--- start Information provided ---

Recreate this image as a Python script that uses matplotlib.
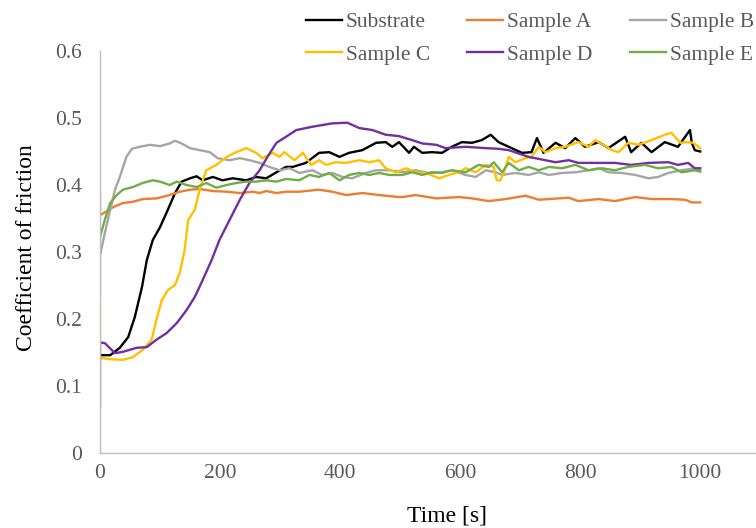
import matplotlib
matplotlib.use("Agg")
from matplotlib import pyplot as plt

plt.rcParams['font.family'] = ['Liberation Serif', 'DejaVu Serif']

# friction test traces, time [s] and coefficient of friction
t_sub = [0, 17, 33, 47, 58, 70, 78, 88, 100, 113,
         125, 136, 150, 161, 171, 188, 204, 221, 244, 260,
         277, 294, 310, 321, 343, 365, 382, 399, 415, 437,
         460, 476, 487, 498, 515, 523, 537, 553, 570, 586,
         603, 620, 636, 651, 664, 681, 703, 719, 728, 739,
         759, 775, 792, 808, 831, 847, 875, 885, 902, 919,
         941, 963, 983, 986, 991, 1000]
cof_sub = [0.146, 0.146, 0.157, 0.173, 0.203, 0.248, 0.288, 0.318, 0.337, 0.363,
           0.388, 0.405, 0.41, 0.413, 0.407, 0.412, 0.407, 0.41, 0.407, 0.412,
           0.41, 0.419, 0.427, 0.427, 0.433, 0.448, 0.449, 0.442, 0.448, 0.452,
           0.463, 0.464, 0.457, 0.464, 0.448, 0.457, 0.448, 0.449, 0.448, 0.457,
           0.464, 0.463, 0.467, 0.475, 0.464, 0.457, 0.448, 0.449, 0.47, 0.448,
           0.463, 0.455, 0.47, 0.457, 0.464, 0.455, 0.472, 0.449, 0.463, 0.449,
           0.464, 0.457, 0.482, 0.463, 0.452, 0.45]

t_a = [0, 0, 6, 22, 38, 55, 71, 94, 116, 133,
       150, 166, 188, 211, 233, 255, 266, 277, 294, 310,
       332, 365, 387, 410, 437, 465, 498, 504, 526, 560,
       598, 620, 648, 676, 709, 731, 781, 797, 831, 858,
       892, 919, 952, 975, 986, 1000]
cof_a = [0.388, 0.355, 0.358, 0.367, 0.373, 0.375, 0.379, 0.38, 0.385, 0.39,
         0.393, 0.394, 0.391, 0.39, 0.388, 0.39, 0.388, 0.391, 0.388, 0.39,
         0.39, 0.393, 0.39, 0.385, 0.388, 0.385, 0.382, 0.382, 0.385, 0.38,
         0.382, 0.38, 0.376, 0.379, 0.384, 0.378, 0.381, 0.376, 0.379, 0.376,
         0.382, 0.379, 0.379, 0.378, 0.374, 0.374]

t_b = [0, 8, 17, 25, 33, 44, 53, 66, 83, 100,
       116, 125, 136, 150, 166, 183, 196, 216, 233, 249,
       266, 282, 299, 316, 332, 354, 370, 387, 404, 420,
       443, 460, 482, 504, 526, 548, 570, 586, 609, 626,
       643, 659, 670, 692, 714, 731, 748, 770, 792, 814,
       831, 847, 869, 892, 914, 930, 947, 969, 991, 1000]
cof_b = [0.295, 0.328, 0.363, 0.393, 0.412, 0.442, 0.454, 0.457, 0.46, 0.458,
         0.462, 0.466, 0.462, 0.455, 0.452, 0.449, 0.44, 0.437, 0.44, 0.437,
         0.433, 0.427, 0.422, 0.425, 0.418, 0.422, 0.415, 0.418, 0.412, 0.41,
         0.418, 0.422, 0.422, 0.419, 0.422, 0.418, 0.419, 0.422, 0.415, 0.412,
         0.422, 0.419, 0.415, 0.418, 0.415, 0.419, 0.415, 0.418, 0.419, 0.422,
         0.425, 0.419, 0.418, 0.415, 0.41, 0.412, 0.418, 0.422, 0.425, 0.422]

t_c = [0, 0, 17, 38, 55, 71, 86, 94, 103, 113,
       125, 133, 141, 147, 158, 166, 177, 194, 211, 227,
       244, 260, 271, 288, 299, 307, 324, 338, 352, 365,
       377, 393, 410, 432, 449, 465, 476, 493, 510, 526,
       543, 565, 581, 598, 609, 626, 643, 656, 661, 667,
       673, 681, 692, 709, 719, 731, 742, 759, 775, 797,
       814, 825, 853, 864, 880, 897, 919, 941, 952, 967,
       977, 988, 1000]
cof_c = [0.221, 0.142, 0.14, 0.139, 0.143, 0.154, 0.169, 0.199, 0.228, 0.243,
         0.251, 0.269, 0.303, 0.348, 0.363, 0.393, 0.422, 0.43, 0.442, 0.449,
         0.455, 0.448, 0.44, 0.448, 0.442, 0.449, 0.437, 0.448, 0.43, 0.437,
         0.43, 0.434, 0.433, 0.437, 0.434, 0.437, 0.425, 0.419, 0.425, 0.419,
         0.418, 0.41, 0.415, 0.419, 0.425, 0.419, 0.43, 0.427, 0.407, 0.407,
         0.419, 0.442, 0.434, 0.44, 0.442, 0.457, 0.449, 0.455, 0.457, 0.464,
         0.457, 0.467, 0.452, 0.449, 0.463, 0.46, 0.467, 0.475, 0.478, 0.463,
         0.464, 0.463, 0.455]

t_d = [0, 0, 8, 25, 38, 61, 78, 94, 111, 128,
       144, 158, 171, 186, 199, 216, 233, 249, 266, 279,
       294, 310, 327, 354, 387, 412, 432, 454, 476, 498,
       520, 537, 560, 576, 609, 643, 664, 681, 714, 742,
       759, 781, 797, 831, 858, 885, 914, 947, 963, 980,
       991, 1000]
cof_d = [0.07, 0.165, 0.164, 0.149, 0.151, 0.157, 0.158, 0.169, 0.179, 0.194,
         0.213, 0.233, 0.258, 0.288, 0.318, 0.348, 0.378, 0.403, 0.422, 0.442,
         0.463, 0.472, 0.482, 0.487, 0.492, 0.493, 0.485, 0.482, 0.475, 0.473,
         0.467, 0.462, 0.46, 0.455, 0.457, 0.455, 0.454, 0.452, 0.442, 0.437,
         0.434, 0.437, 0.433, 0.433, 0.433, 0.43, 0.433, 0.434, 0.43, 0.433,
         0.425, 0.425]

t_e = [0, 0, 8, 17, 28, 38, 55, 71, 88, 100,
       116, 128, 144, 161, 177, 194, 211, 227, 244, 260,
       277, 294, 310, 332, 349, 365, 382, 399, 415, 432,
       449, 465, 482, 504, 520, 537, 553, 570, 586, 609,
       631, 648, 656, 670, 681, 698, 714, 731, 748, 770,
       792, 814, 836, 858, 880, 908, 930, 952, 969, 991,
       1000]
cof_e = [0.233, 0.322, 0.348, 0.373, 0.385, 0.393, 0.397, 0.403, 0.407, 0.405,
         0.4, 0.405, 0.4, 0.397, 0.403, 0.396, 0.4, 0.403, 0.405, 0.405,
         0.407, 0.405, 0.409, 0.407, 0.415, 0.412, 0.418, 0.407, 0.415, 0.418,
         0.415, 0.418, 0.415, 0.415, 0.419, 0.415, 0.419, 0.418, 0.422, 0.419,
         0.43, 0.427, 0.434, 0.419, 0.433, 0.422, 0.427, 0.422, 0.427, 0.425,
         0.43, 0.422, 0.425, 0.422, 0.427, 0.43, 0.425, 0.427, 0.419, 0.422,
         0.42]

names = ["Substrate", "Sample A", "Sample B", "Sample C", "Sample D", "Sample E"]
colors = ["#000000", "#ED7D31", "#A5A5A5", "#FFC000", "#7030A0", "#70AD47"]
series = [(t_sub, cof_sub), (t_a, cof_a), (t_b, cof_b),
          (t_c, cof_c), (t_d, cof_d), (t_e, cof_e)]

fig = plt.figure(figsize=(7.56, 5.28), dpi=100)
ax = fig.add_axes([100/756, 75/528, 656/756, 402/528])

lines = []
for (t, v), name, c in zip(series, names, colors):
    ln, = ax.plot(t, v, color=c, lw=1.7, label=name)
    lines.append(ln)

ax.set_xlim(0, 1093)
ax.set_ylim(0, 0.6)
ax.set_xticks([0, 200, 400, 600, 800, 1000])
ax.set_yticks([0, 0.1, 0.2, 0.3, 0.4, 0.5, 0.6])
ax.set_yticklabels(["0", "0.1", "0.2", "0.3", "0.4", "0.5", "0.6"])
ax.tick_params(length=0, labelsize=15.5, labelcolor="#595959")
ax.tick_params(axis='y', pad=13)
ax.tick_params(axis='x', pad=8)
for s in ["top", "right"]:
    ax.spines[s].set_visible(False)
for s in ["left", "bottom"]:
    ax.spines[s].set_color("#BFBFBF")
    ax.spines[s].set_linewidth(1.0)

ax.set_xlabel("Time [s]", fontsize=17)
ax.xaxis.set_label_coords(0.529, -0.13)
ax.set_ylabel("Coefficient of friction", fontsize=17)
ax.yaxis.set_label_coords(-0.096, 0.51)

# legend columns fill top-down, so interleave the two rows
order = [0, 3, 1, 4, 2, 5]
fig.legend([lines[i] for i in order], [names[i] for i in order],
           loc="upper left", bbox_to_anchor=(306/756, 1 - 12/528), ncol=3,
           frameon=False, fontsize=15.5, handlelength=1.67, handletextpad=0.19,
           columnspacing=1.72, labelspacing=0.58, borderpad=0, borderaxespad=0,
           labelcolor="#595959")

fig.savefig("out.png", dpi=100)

--- end Information provided ---

What the task asks: Write out nothing but the lines from the start of the data through the line with "plt.rcParams['font.family'] = ['Liberation". Leave out the pictures.

Solution to this task:
Recreate this image as a Python script that uses matplotlib.
import matplotlib
matplotlib.use("Agg")
from matplotlib import pyplot as plt

plt.rcParams['font.family'] = ['Liberation Serif', 'DejaVu Serif']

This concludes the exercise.